# Media/broadcast jobs for English-speaking foreigners?



## DanNFLD (Oct 4, 2014)

Hello,
I was wondering what the likelihood of a native English speaker foreigner landing a job in the news/broadcast industry of Japan was? 

I've graduated a Film & Video Production program and have several years work experience with the Canadian Broadcasting Corporation (our national news/broadcast channel) as a video editor/videographer, for both local and national broadcast.

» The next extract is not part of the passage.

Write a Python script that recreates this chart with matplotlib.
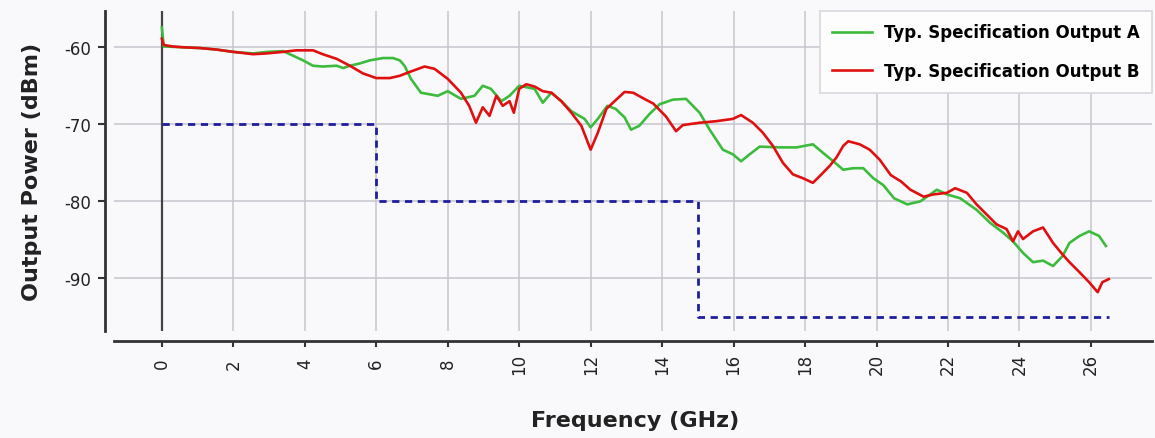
import matplotlib
matplotlib.use("Agg")
import matplotlib.pyplot as plt

plt.rcParams["axes.unicode_minus"] = False

# spec mask (dBm) per frequency band
spec_freq = [0, 6, 15, 26.5]
spec_level = [-70, -80, -95, -95]

# typ. output A (green)
freq_a = [0.0, 0.05, 0.59, 1.06, 1.53, 2.0, 2.55, 2.93, 3.39, 3.58, 3.95, 4.23, 4.5,
          4.89, 5.08, 5.26, 5.54, 5.82, 6.19, 6.47, 6.66, 6.79, 6.97, 7.25, 7.72, 8.0,
          8.37, 8.75, 8.98, 9.21, 9.5, 9.73, 10.0, 10.43, 10.66, 10.9, 11.18, 11.46,
          11.83, 12.0, 12.2, 12.47, 12.7, 12.95, 13.13, 13.36, 13.64, 13.93, 14.3,
          14.67, 15.05, 15.33, 15.7, 15.98, 16.21, 16.45, 16.73, 17.29, 17.76, 18.22,
          18.5, 18.79, 19.07, 19.35, 19.63, 19.91, 20.19, 20.49, 20.86, 21.23, 21.69,
          21.97, 22.34, 22.8, 23.18, 23.55, 23.82, 24.1, 24.38, 24.66, 24.94, 25.21,
          25.4, 25.68, 25.95, 26.23, 26.42]
out_a = [-57.4, -59.9, -60.0, -60.1, -60.3, -60.6, -60.8, -60.6, -60.5, -60.9, -61.7,
         -62.4, -62.5, -62.4, -62.7, -62.4, -62.1, -61.7, -61.4, -61.4, -61.7, -62.4,
         -64.1, -65.9, -66.3, -65.7, -66.7, -66.3, -65.0, -65.4, -67.0, -66.3, -65.0,
         -65.4, -67.2, -65.9, -67.0, -68.3, -69.3, -70.4, -69.3, -67.6, -68.0, -69.1,
         -70.7, -70.2, -68.7, -67.4, -66.8, -66.7, -68.5, -70.7, -73.3, -73.9, -74.8,
         -73.9, -72.9, -73.0, -73.0, -72.6, -73.7, -74.8, -75.9, -75.7, -75.7, -77.0,
         -77.9, -79.6, -80.4, -80.0, -78.5, -79.1, -79.6, -81.1, -82.8, -84.1, -85.2,
         -86.7, -87.9, -87.7, -88.4, -87.1, -85.4, -84.5, -83.9, -84.5, -85.8]

# typ. output B (red)
freq_b = [0.0, 0.05, 0.3, 0.59, 1.06, 1.53, 2.0, 2.55, 2.93, 3.39, 3.76, 4.23, 4.5,
          4.89, 5.26, 5.63, 6.0, 6.38, 6.66, 6.88, 7.35, 7.63, 8.0, 8.37, 8.6, 8.79,
          8.98, 9.17, 9.36, 9.54, 9.73, 9.85, 10.0, 10.2, 10.43, 10.66, 10.9, 11.18,
          11.46, 11.74, 12.0, 12.2, 12.44, 12.67, 12.95, 13.19, 13.5, 13.75, 14.11,
          14.39, 14.58, 15.05, 15.51, 15.98, 16.21, 16.54, 16.82, 17.1, 17.38, 17.66,
          17.94, 18.22, 18.46, 18.69, 18.88, 19.07, 19.21, 19.53, 19.81, 20.09, 20.4,
          20.68, 20.95, 21.32, 21.6, 21.97, 22.2, 22.53, 22.8, 23.08, 23.36, 23.64,
          23.82, 23.96, 24.1, 24.38, 24.66, 24.94, 25.17, 25.4, 25.68, 25.95, 26.19,
          26.32, 26.5]
out_b = [-58.9, -59.7, -59.9, -60.0, -60.1, -60.3, -60.6, -60.9, -60.8, -60.6, -60.4,
         -60.4, -60.9, -61.5, -62.4, -63.4, -64.0, -64.0, -63.7, -63.3, -62.5, -62.8,
         -64.1, -65.9, -67.6, -69.8, -67.8, -68.9, -66.3, -67.6, -67.0, -68.5, -65.4,
         -64.8, -65.1, -65.7, -65.9, -67.0, -68.5, -70.2, -73.3, -71.1, -68.0, -67.0,
         -65.8, -65.9, -66.7, -67.3, -69.0, -70.9, -70.1, -69.8, -69.6, -69.3, -68.8,
         -69.8, -71.1, -72.8, -75.0, -76.5, -77.0, -77.6, -76.5, -75.4, -74.3, -72.8,
         -72.2, -72.6, -73.3, -74.6, -76.6, -77.4, -78.5, -79.4, -79.1, -78.9, -78.3,
         -78.9, -80.4, -81.7, -83.0, -83.6, -85.2, -83.9, -84.9, -83.9, -83.4, -85.4,
         -86.7, -87.9, -89.2, -90.5, -91.8, -90.5, -90.1]

xticks = list(range(0, 27, 2))
yticks = [-90, -80, -70, -60]

bg = "#f9f9fc"
fig = plt.figure(figsize=(11.55, 4.39), dpi=100, facecolor=bg)
ax = fig.add_axes([0.0987, 0.2437, 0.8987, 0.729], facecolor=bg)

ax.plot(spec_freq, spec_level, drawstyle="steps-post", color="#1f1f9e",
        lw=2.0, dashes=(2.6, 2.0), zorder=3)
ax.plot(freq_a, out_a, color="#3cbb3c", lw=1.9, label="Typ. Specification Output A", zorder=4)
ax.plot(freq_b, out_b, color="#e01010", lw=1.9, label="Typ. Specification Output B", zorder=5)
ax.axvline(0, color="#444444", lw=1.6, zorder=2)

ax.set_xlim(-1.34, 27.71)
ax.set_ylim(-96.84, -55.29)
ax.set_xticks(xticks)
ax.set_yticks(yticks)
ax.grid(True, color="#c6c6cc", lw=1.1)
ax.set_axisbelow(True)

for side in ("top", "right"):
    ax.spines[side].set_visible(False)
ax.spines["left"].set_position(("outward", 6.5))
ax.spines["bottom"].set_position(("outward", 7.2))
for side in ("left", "bottom"):
    ax.spines[side].set_color("#333333")
    ax.spines[side].set_linewidth(2.0)

ax.tick_params(axis="y", length=5, width=1.5, color="#333333", pad=5,
               labelsize=12, labelcolor="#222222")
ax.tick_params(axis="x", length=4, width=1.5, color="#333333", pad=12,
               labelsize=12, labelcolor="#222222", labelrotation=90)
for lab in ax.get_xticklabels():
    lab.set_va("center")

ax.set_xlabel("Frequency (GHz)", fontsize=16, fontweight="bold", color="#222222")
ax.set_ylabel("Output Power (dBm)", fontsize=16, fontweight="bold", color="#222222")
ax.xaxis.set_label_coords(0.502, -0.247)
ax.yaxis.set_label_coords(-0.069, 0.5)

leg = ax.legend(loc="upper right", borderaxespad=0,
                prop={"weight": "bold", "size": 12}, frameon=True, fancybox=False,
                handlelength=2.4, labelspacing=1.25, borderpad=0.75,
                handletextpad=0.7)
leg.get_frame().set_facecolor("#fdfdfd")
leg.get_frame().set_edgecolor("#d8d8dc")
leg.get_frame().set_linewidth(1.2)
leg.get_frame().set_alpha(1)

fig.savefig("out.png", dpi=100, facecolor=bg)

Are there English-language channels that hire foreigners with broadcast training and experience? Is there any real demand, or is that reserved for locals who speak English?

Thanks for any input!


----------



## larabell (Sep 10, 2007)

NHK produces English-language programs for foreign (ie: not Japan) consumption but my guess is that there's only a handful of positions and a long waiting list. If you speak near-fluent Japanese, you might be able to land a job as "talent" on one of the variety shows but I would suspect the video editing is probably done by locals and, in any event, you'd need to be able to speak Japanese anyway and compete with equally competent locals who don't need visa sponsorship in order to work in Japan. The experience is moot... what counts is whether you have some sort of skill that can't easily be found in the local labor pool.

If there are any forum members in the broadcast industry, perhaps they can provide a more accurate estimate.


----------



## DanNFLD (Oct 4, 2014)

Ah, makes sense. Thanks for the reply! I've had a colleague work with the NHK but he was a "talent" as you said, not production.


----------



## BBCWatcher (Dec 28, 2012)

It looks like the CBC has only one permanent overseas bureau in Asia, in Beijing. Knowledge of Mandarin would be a plus there, I'd assume.

Al Jazeera might be hiring, and they require English proficiency. Their Asian broadcast center is in Kuala Lumpur, but they have a permanent correspondent based in Tokyo.


----------